**Problem statement:**
Reproduce, word for word, every line from the first one down to the line containing "from matplotlib.patches import Patch", and nothing else.

**Data segment:**

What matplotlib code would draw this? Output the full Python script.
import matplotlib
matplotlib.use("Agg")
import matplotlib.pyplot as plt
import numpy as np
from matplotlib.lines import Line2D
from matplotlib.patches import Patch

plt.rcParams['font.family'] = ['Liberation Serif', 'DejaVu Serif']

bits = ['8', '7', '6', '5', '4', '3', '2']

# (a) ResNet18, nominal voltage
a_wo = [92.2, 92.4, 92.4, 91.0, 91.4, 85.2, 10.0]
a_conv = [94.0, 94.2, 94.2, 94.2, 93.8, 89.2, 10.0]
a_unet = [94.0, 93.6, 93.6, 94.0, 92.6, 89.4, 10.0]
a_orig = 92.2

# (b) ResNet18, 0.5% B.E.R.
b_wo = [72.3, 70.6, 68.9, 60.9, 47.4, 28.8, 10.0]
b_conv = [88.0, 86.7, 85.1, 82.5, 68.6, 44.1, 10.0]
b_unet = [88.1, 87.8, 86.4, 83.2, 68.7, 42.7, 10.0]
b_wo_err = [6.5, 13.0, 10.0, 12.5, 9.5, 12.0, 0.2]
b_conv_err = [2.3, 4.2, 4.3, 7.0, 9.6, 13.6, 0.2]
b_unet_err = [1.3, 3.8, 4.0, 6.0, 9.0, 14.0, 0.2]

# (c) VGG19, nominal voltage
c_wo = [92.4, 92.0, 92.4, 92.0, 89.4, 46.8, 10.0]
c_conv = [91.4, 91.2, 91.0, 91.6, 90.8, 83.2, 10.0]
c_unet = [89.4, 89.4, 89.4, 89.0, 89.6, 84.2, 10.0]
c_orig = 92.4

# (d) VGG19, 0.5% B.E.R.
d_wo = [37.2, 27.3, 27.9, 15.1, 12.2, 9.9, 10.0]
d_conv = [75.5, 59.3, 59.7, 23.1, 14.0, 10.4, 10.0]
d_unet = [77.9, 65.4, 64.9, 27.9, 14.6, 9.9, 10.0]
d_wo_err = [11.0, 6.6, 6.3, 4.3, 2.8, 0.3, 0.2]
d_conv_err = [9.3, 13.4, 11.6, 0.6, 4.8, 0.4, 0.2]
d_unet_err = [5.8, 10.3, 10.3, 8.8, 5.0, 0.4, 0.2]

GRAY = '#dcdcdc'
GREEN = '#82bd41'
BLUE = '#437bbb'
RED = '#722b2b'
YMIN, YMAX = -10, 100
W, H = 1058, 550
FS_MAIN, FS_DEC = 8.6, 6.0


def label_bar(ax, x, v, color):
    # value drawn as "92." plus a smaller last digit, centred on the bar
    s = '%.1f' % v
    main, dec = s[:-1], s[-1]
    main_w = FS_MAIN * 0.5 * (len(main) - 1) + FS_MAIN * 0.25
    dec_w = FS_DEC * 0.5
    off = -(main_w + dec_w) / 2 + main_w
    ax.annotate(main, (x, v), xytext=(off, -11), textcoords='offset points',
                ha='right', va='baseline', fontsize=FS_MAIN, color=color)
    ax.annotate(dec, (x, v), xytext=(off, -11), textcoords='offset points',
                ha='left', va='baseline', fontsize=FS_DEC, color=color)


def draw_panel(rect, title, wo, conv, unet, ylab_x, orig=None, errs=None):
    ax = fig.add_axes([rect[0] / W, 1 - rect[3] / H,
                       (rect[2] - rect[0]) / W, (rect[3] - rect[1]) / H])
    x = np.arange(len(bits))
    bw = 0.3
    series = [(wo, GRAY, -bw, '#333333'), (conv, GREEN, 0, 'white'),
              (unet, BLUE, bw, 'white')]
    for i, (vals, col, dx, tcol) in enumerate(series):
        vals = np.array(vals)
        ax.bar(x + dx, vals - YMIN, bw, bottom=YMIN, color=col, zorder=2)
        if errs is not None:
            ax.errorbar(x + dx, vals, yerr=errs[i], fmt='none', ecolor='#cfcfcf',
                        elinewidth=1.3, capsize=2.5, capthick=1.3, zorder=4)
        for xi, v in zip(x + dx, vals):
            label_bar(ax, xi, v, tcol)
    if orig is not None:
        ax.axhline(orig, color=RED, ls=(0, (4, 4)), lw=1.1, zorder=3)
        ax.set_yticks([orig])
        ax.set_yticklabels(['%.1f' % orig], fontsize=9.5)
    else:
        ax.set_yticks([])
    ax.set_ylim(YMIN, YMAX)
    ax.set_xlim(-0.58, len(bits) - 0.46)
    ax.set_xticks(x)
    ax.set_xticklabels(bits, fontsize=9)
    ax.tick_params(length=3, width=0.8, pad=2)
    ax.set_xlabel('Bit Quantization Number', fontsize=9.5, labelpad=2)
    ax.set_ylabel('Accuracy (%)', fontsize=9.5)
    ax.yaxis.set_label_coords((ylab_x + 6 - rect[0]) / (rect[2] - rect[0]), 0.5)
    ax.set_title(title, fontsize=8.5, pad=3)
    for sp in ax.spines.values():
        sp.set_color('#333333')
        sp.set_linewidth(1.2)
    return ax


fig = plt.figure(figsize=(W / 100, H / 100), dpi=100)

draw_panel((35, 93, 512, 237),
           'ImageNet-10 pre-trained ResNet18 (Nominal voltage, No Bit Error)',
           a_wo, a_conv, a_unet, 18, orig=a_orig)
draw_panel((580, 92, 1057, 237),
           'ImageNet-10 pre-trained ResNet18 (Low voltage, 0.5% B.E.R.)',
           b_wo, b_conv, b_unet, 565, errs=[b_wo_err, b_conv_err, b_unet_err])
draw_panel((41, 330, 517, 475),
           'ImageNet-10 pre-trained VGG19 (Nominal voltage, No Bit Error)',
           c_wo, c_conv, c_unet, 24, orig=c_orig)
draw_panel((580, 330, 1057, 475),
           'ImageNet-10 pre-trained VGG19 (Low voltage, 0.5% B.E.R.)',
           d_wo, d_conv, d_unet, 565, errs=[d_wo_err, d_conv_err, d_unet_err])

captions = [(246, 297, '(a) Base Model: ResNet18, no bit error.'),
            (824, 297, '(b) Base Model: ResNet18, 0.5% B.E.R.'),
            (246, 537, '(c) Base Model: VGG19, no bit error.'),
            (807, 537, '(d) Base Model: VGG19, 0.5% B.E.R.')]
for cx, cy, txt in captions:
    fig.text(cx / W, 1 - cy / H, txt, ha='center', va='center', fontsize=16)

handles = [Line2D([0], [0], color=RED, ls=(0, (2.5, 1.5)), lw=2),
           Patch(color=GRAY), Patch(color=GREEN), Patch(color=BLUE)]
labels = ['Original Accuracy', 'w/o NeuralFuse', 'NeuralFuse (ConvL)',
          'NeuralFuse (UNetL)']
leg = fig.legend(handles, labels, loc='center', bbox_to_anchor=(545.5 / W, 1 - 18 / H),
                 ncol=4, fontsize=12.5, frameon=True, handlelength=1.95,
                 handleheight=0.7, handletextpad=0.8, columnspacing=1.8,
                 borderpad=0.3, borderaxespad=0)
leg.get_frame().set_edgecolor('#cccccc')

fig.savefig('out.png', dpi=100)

**Exercise response:**
What matplotlib code would draw this? Output the full Python script.
import matplotlib
matplotlib.use("Agg")
import matplotlib.pyplot as plt
import numpy as np
from matplotlib.lines import Line2D
from matplotlib.patches import Patch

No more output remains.